Additional ANCOVA Assumptions
- Homogeneity of regression slopes: The relationship between the covariate and the dependent variable must be the same across all groups. Test this by including a group-by-covariate interaction term. If significant, standard ANCOVA is inappropriate.
- Linear relationship: The covariate must have a linear relationship with the dependent variable. Check with a scatterplot. If the relationship is curvilinear, consider polynomial terms or nonparametric alternatives.
- Covariate measured without error: Measurement error in the covariate attenuates the adjustment, leaving residual confounding. Reliable measures (high internal consistency) are preferred.
- Covariate not affected by treatment: If the treatment influences the covariate, adjusting for it can remove part of the treatment effect, biasing your results toward zero.
Worked Example: Training Program Effectiveness
A company tests three sales training programs (A, B, C) with 25 salespeople per group. The dependent variable is post-training sales revenue. The covariate is pre-training sales revenue (past 6 months).
ANOVA Result
F(2, 72) = 2.41, p = 0.097
Group means: A = $142K, B = $158K, C = $151K
Conclusion: No significant difference (p > 0.05)
ANCOVA Result (Controlling for Pre-Training Revenue)
F(2, 71) = 8.73, p < 0.001
Adjusted means: A = $148K, B = $156K, C = $147K
Covariate (pre-training revenue): F(1, 71) = 34.2, p < 0.001
Conclusion: Significant difference after adjustment
Why the different conclusions? Pre-training revenue explained 32% of the variance in post-training revenue. Group A happened to include more high performers at baseline, inflating their raw mean. After adjusting for this, Group B clearly outperformed. ANOVA missed the effect because baseline differences added noise that obscured the real treatment effect.
Decision Guide
Use ANOVA when:
- Groups are randomly assigned with balanced sample sizes
- No strong continuous covariate is available or theoretically relevant
- You need simple, easy-to-communicate results
- Sample sizes are large enough that power is not a concern
Use ANCOVA when:
- A pre-treatment baseline measure of the outcome exists
- A continuous variable is known to correlate with the outcome (r > 0.3)
- Groups may differ at baseline (small samples or non-random assignment)
- You need more statistical power with a limited sample
- You are analyzing a pre-post design
Use neither when:
- You have only two groups (use a t-test or regression instead)
- Your outcome variable is categorical (use chi-square or logistic regression)
- Data is severely non-normal with small samples (use Kruskal-Wallis)
- You need causal inference from observational data with many confounders (use propensity score methods)
Run ANOVA and ANCOVA Without Writing Code
MCP Analytics includes validated ANOVA and ANCOVA modules that handle assumption checking, effect sizes, and post-hoc comparisons automatically.

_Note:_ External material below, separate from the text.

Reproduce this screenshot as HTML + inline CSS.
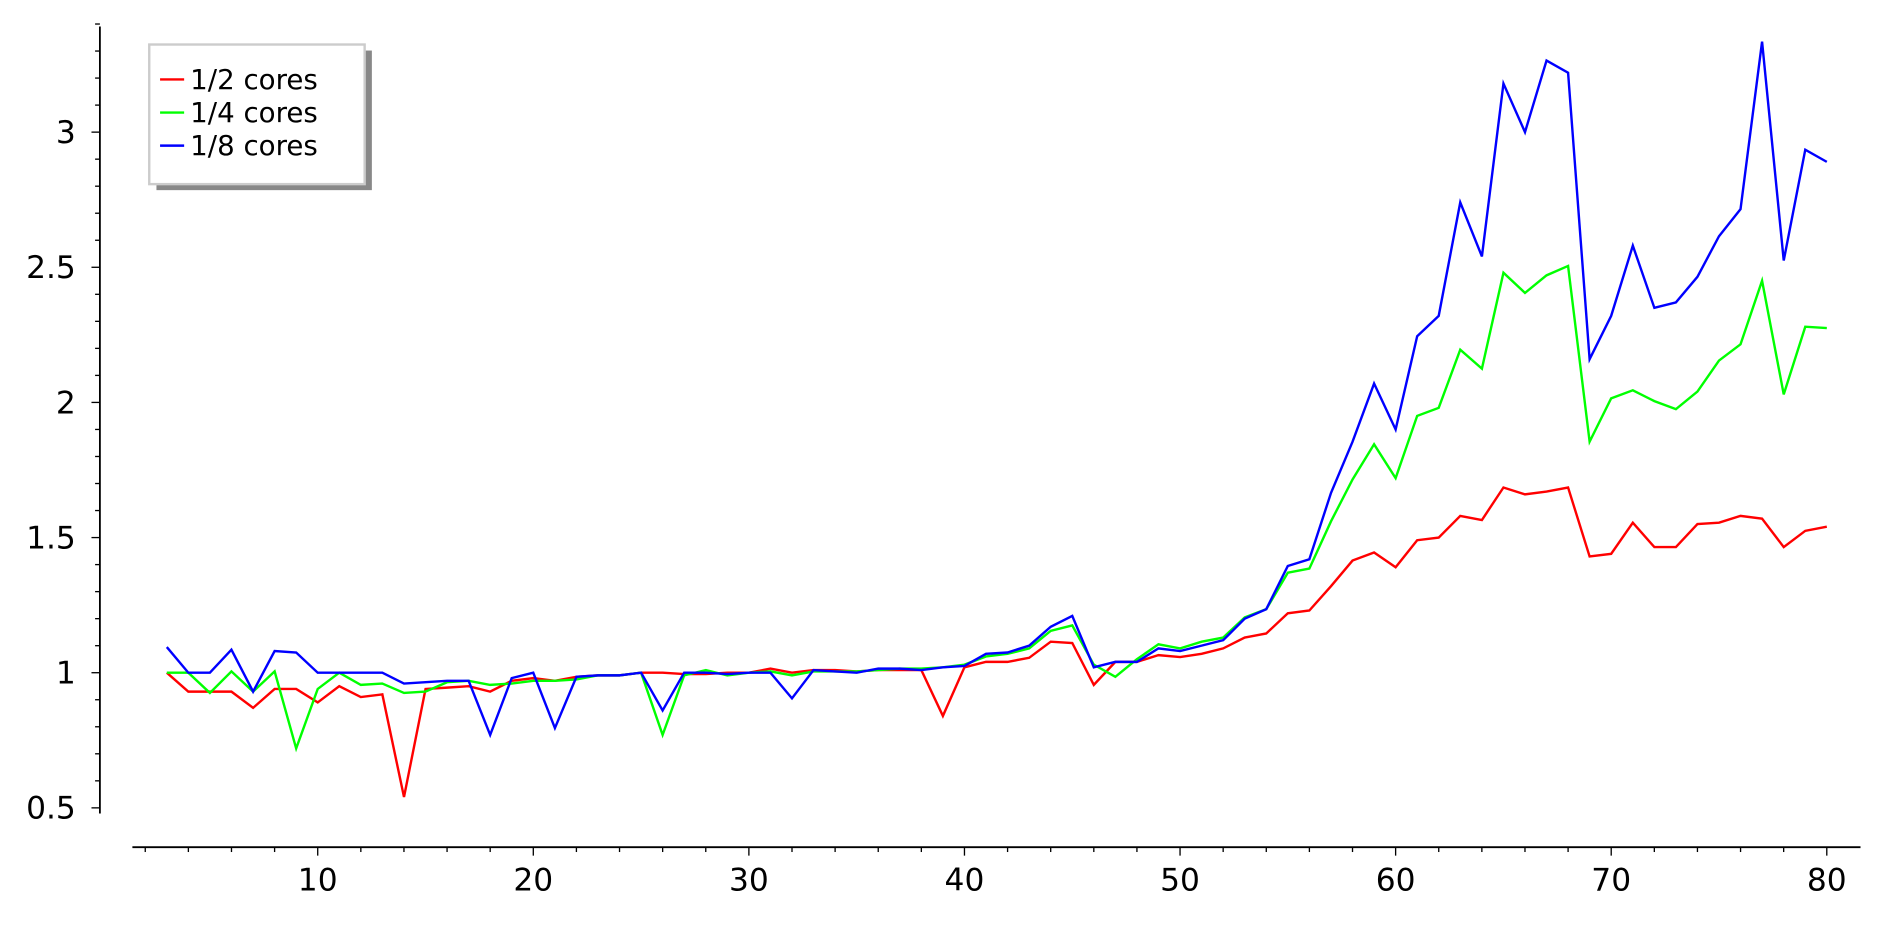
<!DOCTYPE html>
<html><head><meta charset="utf-8"><style>
body{margin:0;background:#fff;}
svg{display:block;font-family:"DejaVu Sans","Liberation Sans",sans-serif;}
</style></head><body>
<svg id="chart" width="1887" height="927" viewBox="0 0 1568 770.3"></svg>
<script>
const xs=[];for(let i=3;i<=80;i++)xs.push(i);
const half=[1.0,0.93,0.93,0.93,0.87,0.94,0.94,0.89,0.95,0.91,0.92,0.54,0.94,0.945,0.95,0.93,0.97,0.98,0.97,0.985,0.99,0.99,1.0,1.0,0.995,0.995,1.0,1.0,1.015,1.0,1.01,1.01,1.005,1.01,1.01,1.01,0.84,1.02,1.04,1.04,1.055,1.115,1.11,0.955,1.04,1.04,1.065,1.058,1.07,1.09,1.13,1.145,1.22,1.23,1.32,1.415,1.445,1.39,1.49,1.5,1.58,1.565,1.685,1.66,1.67,1.685,1.43,1.44,1.555,1.465,1.465,1.55,1.555,1.58,1.57,1.465,1.525,1.54];
const quarter=[1.0,1.0,0.925,1.005,0.93,1.005,0.72,0.94,1.0,0.955,0.96,0.925,0.93,0.965,0.97,0.955,0.96,0.97,0.97,0.975,0.99,0.99,1.0,0.77,0.99,1.01,0.99,1.0,1.005,0.99,1.005,1.005,1.005,1.01,1.015,1.015,1.02,1.03,1.06,1.07,1.09,1.155,1.175,1.03,0.985,1.05,1.105,1.09,1.115,1.13,1.205,1.235,1.37,1.385,1.56,1.715,1.845,1.72,1.95,1.98,2.195,2.125,2.48,2.405,2.47,2.505,1.855,2.015,2.045,2.005,1.975,2.04,2.155,2.215,2.45,2.03,2.28,2.275];
const eighth=[1.095,1.0,1.0,1.085,0.93,1.08,1.075,1.0,1.0,1.0,1.0,0.96,0.965,0.97,0.97,0.77,0.98,1.0,0.795,0.985,0.99,0.99,1.0,0.86,1.0,1.0,0.995,1.0,1.0,0.905,1.01,1.005,1.0,1.015,1.015,1.01,1.02,1.025,1.07,1.075,1.1,1.17,1.21,1.02,1.04,1.04,1.09,1.08,1.1,1.12,1.2,1.235,1.395,1.42,1.665,1.855,2.07,1.9,2.245,2.32,2.74,2.54,3.18,3.0,3.265,3.22,2.16,2.32,2.58,2.35,2.37,2.465,2.615,2.715,3.335,2.525,2.935,2.89];
const yTicks=["0.5","1","1.5","2","2.5","3"];
const xTicks=["10","20","30","40","50","60","70","80"];
const seriesNames=["1/2 cores","1/4 cores","1/8 cores"];
const NS="http://www.w3.org/2000/svg";
const svg=document.getElementById('chart');
const X=v=>264+(v-10)*17.914;
const Y=v=>559-(v-1)*224.6;
function mk(t,a,p){const e=document.createElementNS(NS,t);for(const k in a)e.setAttribute(k,a[k]);(p||svg).appendChild(e);return e;}
let ya=mk('line',{x1:83,y1:22,x2:83,y2:676,stroke:'#000','stroke-width':1.5});


let xa=mk('line',{x1:110,y1:704,x2:1546,y2:704,stroke:'#000','stroke-width':1.5});


for(let v=0.5;v<=3.41;v+=0.1){const y=Y(v);const maj=Math.abs(v*2-Math.round(v*2))<1e-6;
 mk('line',{x1:83-(maj?7:4),y1:y,x2:83,y2:y,stroke:'#000','stroke-width':1.1});}
yTicks.forEach(t=>{const e=mk('text',{x:63,y:Y(+t)+9,'text-anchor':'end','font-size':26});e.textContent=t;
 
 });
for(let v=2;v<=80;v+=2){const x=X(v);const maj=v%10==0;
 mk('line',{x1:x,y1:704,x2:x,y2:704+(maj?7:4),stroke:'#000','stroke-width':1.1});}
xTicks.forEach(t=>{const e=mk('text',{x:X(+t),y:740,'text-anchor':'middle','font-size':26});e.textContent=t;
 
 });
const colors=['#ff0000','#00ff00','#0000ff'];
[half,quarter,eighth].forEach((s,i)=>{
 const pts=s.map((v,j)=>X(xs[j]).toFixed(1)+','+Y(v).toFixed(1)).join(' ');
 const p=mk('polyline',{points:pts,fill:'none',stroke:colors[i],'stroke-width':2});
 
 
});
const lg=mk('g',{});


mk('rect',{x:130,y:42,width:179,height:116,fill:'#888'},lg);
mk('rect',{x:124,y:37,width:179,height:116,fill:'#fff',stroke:'#ccc','stroke-width':2},lg);
seriesNames.forEach((n,i)=>{const y=66+i*27.5;
 mk('line',{x1:133,y1:y,x2:153,y2:y,stroke:colors[i],'stroke-width':2},lg);
 const t=mk('text',{x:158,y:y+8,'font-size':23},lg);t.textContent=n;
 
 
});
</script>
</body></html>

Upload your data, select your groups and covariates, and get publication-ready results in minutes.
Common Mistakes to Avoid
- Using ANCOVA to "fix" a bad design. ANCOVA adjusts for measured covariates, not unmeasured ones. If your groups differ systematically on factors you did not measure, ANCOVA cannot save you.

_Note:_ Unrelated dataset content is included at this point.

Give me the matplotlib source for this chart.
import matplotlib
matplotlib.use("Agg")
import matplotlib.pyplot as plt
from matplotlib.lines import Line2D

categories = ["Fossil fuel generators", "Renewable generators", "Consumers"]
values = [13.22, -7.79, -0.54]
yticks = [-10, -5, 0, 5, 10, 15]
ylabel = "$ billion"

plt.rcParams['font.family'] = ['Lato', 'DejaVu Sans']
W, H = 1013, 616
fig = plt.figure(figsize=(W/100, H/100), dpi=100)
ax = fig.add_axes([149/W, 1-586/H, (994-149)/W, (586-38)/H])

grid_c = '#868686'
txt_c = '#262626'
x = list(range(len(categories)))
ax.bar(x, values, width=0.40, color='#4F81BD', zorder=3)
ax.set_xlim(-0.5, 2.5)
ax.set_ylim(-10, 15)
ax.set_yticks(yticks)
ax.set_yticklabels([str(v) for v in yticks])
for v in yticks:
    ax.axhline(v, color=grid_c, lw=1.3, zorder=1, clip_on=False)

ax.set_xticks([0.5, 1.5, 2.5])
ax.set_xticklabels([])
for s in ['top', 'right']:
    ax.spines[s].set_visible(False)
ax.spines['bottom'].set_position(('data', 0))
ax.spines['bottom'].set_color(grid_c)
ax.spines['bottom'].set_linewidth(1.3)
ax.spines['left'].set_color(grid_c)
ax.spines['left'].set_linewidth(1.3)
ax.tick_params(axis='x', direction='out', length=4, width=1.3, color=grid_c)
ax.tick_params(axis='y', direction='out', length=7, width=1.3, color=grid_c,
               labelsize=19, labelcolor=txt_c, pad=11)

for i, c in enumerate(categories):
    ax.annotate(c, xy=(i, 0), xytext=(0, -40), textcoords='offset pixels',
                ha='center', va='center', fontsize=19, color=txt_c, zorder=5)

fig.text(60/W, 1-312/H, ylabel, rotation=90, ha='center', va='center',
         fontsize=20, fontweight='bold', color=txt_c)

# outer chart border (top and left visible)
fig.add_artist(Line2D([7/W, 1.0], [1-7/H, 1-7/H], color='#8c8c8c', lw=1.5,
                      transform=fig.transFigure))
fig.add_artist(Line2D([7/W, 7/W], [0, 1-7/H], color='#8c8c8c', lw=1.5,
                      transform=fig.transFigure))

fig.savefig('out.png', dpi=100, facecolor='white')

- Adding too many covariates. Each covariate costs a degree of freedom. With small samples, adding three or four weak covariates can actually reduce power. Include only covariates with a meaningful relationship to the outcome.
- Ignoring the homogeneity of regression slopes assumption. If the covariate-outcome relationship differs across groups, ANCOVA-adjusted means are meaningless. Always test the interaction first.

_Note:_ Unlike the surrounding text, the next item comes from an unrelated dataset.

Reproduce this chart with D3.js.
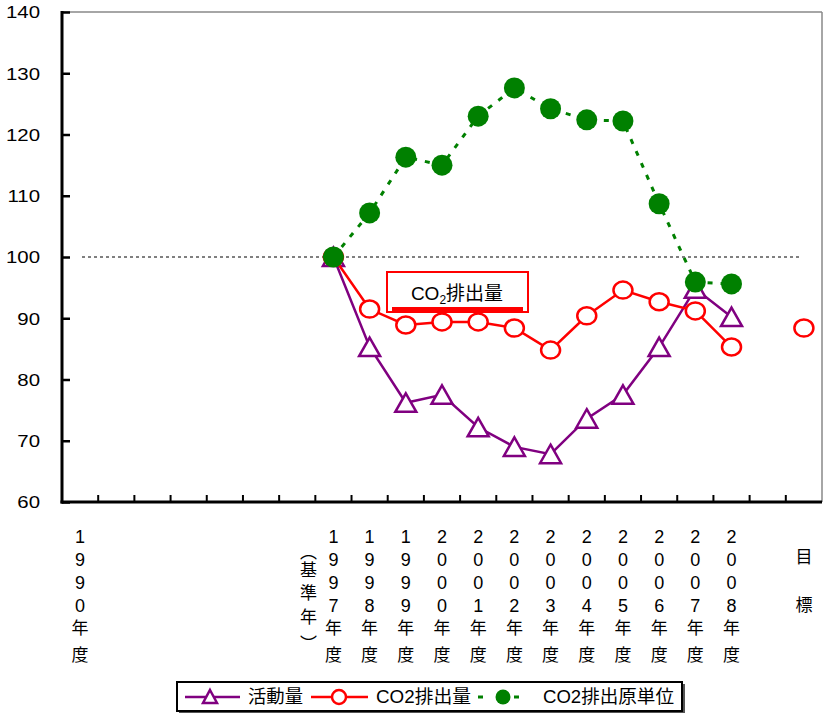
<!DOCTYPE html>
<html><head><meta charset="utf-8">
<script src="https://cdn.jsdelivr.net/npm/d3@7"></script>
<style>
body{margin:0;background:#fff;}
svg{display:block;}
text{font-family:"Liberation Sans",Arial,"Noto Sans CJK JP",sans-serif;}
.cjk{font-family:"Liberation Sans","Noto Sans CJK JP",sans-serif;}
</style></head>
<body>
<svg id="c" width="823" height="713"></svg>
<script>
// ---- data ----
const categories = ["1990","1991","1992","1993","1994","1995","1996","1997","1998","1999","2000","2001","2002","2003","2004","2005","2006","2007","2008","blank","目標"];
const xLabels = ["1990年度","","","","","","","1997年度","1998年度","1999年度","2000年度","2001年度","2002年度","2003年度","2004年度","2005年度","2006年度","2007年度","2008年度","","目標"];
const years = ["1997","1998","1999","2000","2001","2002","2003","2004","2005","2006","2007","2008"];
const activity = [100, 85.3, 76.2, 77.5, 72.2, 69.0, 67.8, 73.6, 77.5, 85.3, 94.8, 90.2];
const emission = [100, 91.5, 88.9, 89.4, 89.4, 88.4, 84.8, 90.4, 94.6, 92.7, 91.2, 85.3];
const emissionTarget = 88.4;
const intensity = [100, 107.2, 116.3, 115.0, 123.0, 127.6, 124.2, 122.4, 122.2, 108.7, 95.9, 95.6];
const yTicks = [60,70,80,90,100,110,120,130,140];
const seriesNames = ["活動量","CO2排出量","CO2排出原単位"];

const svg = d3.select("#c");
const L=62, R=822, T=12, B=502;
const x = d3.scaleBand().domain(categories).range([L,R]).padding(0);
const y = d3.scaleLinear().domain([60,140]).range([B,T]);
const cx = c => x(c)+x.bandwidth()/2;
const stretch = (sel,k) => sel.each(function(){ const w=this.getComputedTextLength(); d3.select(this).attr("textLength",w*k).attr("lengthAdjust","spacingAndGlyphs"); });

// frame top/right
svg.append("line").attr("x1",L).attr("x2",R).attr("y1",T).attr("y2",T).attr("stroke","#888").attr("stroke-width",1.5);
svg.append("line").attr("x1",R).attr("x2",R).attr("y1",T).attr("y2",B).attr("stroke","#888").attr("stroke-width",1.5);

// y axis
const ya = svg.append("g").attr("transform",`translate(${L},0)`)
  .call(d3.axisRight(y).tickValues(yTicks).tickSize(8).tickFormat(d3.format("d")));
ya.select(".domain").remove();
ya.selectAll("line").attr("stroke","#000").attr("stroke-width",2.5);
ya.selectAll("text").attr("x",-22).attr("text-anchor","end").attr("font-size",17).attr("fill","#000").attr("dy","0.35em");
stretch(ya.selectAll("text"),1.2);
svg.append("line").attr("x1",L).attr("x2",L).attr("y1",T-1).attr("y2",B+1.5).attr("stroke","#000").attr("stroke-width",3);

// x axis
const xa = svg.append("g").attr("transform",`translate(0,${B})`)
  .call(d3.axisTop(x).tickSize(0).tickFormat(""));
xa.select(".domain").remove();
svg.append("line").attr("x1",L-1.5).attr("x2",R).attr("y1",B).attr("y2",B).attr("stroke","#000").attr("stroke-width",3);
svg.append("g").selectAll("line").data(categories.slice(1)).join("line")
  .attr("x1",d=>x(d)).attr("x2",d=>x(d)).attr("y1",B).attr("y2",B-7).attr("stroke","#000").attr("stroke-width",2);

// vertical x labels
const yearOffsets=[35,58,81,104,126,153];
const lab = svg.append("g").attr("font-size",17).attr("fill","#000");
categories.forEach((c,i)=>{
  const s = xLabels[i]; if(!s) return;
  const chars = Array.from(s);
  let offs = chars.length===2 ? [55,103] : yearOffsets;
  chars.forEach((ch,j)=>{
    const t = lab.append("text").attr("class","cjk").attr("x",cx(c)).attr("y",B+offs[j])
      .attr("text-anchor","middle").attr("dominant-baseline","central").text(ch);
    if(/[0-9]/.test(ch)) t.attr("font-size",18);
  });
});
// (基準年)
const kj = ["︵","基","準","年","︶"], kjOff=[50,68,91,115,142];
kj.forEach((ch,j)=>{
  lab.append("text").attr("class","cjk").attr("x",cx("1997")-25).attr("y",B+kjOff[j])
    .attr("text-anchor","middle").attr("dominant-baseline","central").text(ch);
});

// 100 reference line
svg.append("line").attr("x1",82).attr("x2",800).attr("y1",y(100)).attr("y2",y(100))
  .attr("stroke","#000").attr("stroke-width",1).attr("stroke-dasharray","3,3");

const line = d3.line().x(d=>cx(d[0])).y(d=>y(d[1]));
const act = years.map((yr,i)=>[yr,activity[i]]);
const emi = years.map((yr,i)=>[yr,emission[i]]);
const inten = years.map((yr,i)=>[yr,intensity[i]]);

function triPath(cxp,cyp){
  return `M${cxp},${cyp-9.5}L${cxp+10.5},${cyp+9}L${cxp-10.5},${cyp+9}Z`;
}

// activity
svg.append("path").attr("d",line(act)).attr("fill","none").attr("stroke","#800080").attr("stroke-width",2.5);
svg.append("g").selectAll("path").data(act).join("path")
  .attr("d",d=>triPath(cx(d[0]),y(d[1]))).attr("fill","#fff").attr("stroke","#800080").attr("stroke-width",2.5);

// emission
svg.append("path").attr("d",line(emi)).attr("fill","none").attr("stroke","#ff0000").attr("stroke-width",2.5);
svg.append("g").selectAll("ellipse").data(emi.concat([["目標",emissionTarget]])).join("ellipse")
  .attr("cx",d=>cx(d[0])).attr("cy",d=>y(d[1])).attr("rx",9.5).attr("ry",8.5)
  .attr("fill","#fff").attr("stroke","#ff0000").attr("stroke-width",2.5);

// intensity
svg.append("path").attr("d",line(inten)).attr("fill","none").attr("stroke","#008000").attr("stroke-width",3).attr("stroke-dasharray","5,8");
svg.append("g").selectAll("circle").data(inten).join("circle")
  .attr("cx",d=>cx(d[0])).attr("cy",d=>y(d[1])).attr("r",10.5).attr("fill","#008000");

// annotation box
const ann = svg.append("g");
ann.append("rect").attr("x",387).attr("y",272).attr("width",141).attr("height",40).attr("fill","#fff").attr("stroke","#ff0000").attr("stroke-width",2);
ann.append("line").attr("x1",392).attr("x2",523).attr("y1",309).attr("y2",309).attr("stroke","#ff0000").attr("stroke-width",4);
const at = ann.append("text").attr("class","cjk").attr("x",457).attr("y",300).attr("text-anchor","middle").attr("font-size",19).attr("fill","#000");
at.append("tspan").text("CO");
at.append("tspan").attr("font-size",12).attr("dy",4).text("2");
at.append("tspan").attr("dy",-4).text("排出量");

// legend
const lg = svg.append("g");
lg.append("rect").attr("x",179).attr("y",684).attr("width",506).attr("height",29).attr("fill","#555");
lg.append("rect").attr("x",177).attr("y",682).attr("width",505).attr("height",29).attr("fill","#fff").attr("stroke","#000").attr("stroke-width",2);
const ly = 697;
lg.append("line").attr("x1",185).attr("x2",240).attr("y1",ly).attr("y2",ly).attr("stroke","#800080").attr("stroke-width",2.5);
lg.append("path").attr("d",`M210,${ly-7}L217,${ly+6}L203,${ly+6}Z`).attr("fill","#fff").attr("stroke","#800080").attr("stroke-width",2.5);
const lw = [55,95,131], lx=[248,376,543];
lg.append("line").attr("x1",311).attr("x2",368).attr("y1",ly).attr("y2",ly).attr("stroke","#ff0000").attr("stroke-width",2.5);
lg.append("ellipse").attr("cx",339).attr("cy",ly).attr("rx",7).attr("ry",7).attr("fill","#fff").attr("stroke","#ff0000").attr("stroke-width",2.5);
lg.append("line").attr("x1",478).attr("x2",530).attr("y1",ly).attr("y2",ly).attr("stroke","#008000").attr("stroke-width",3).attr("stroke-dasharray","5,13");
lg.append("circle").attr("cx",503).attr("cy",ly).attr("r",7.5).attr("fill","#008000");
seriesNames.forEach((n,i)=>{
  lg.append("text").attr("class","cjk").attr("x",lx[i]).attr("y",ly).attr("dominant-baseline","central")
    .attr("font-size",18).attr("textLength",lw[i]).attr("lengthAdjust","spacingAndGlyphs").text(n);
});
</script>
</body></html>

- Confusing ANCOVA with "controlling for" in regression. ANCOVA is a special case of the general linear model, but it is designed for comparing group means. If your primary interest is the relationship between continuous predictors, use regression.
- Reporting raw means instead of adjusted means. After running ANCOVA, the adjusted (estimated marginal) means are the relevant comparison. Reporting raw means defeats the purpose of the covariate adjustment.
Frequently Asked Questions
ANOVA tests whether group means differ on a dependent variable. ANCOVA does the same thing but first adjusts for one or more continuous covariates, removing covariate-related variance and producing adjusted group means. This increases statistical power and reduces bias from baseline group differences.
Ideally, yes. The covariate should be measured before treatment is applied. If the treatment influences the covariate, adjusting for it can remove part of the treatment effect, biasing results toward the null. Pre-test scores and demographic variables measured at enrollment are ideal covariates.
ANCOVA reduces bias from measured covariates, but it cannot account for unmeasured confounders. It improves a non-randomized design but does not make it equivalent to a randomized experiment. For stronger causal inference from observational data, consider propensity score matching or instrumental variables.
If the covariate-outcome relationship differs across groups (significant group-by-covariate interaction), standard ANCOVA adjusted means are unreliable. You should report the interaction, analyze groups separately, or use a moderated regression model that allows slopes to vary by group.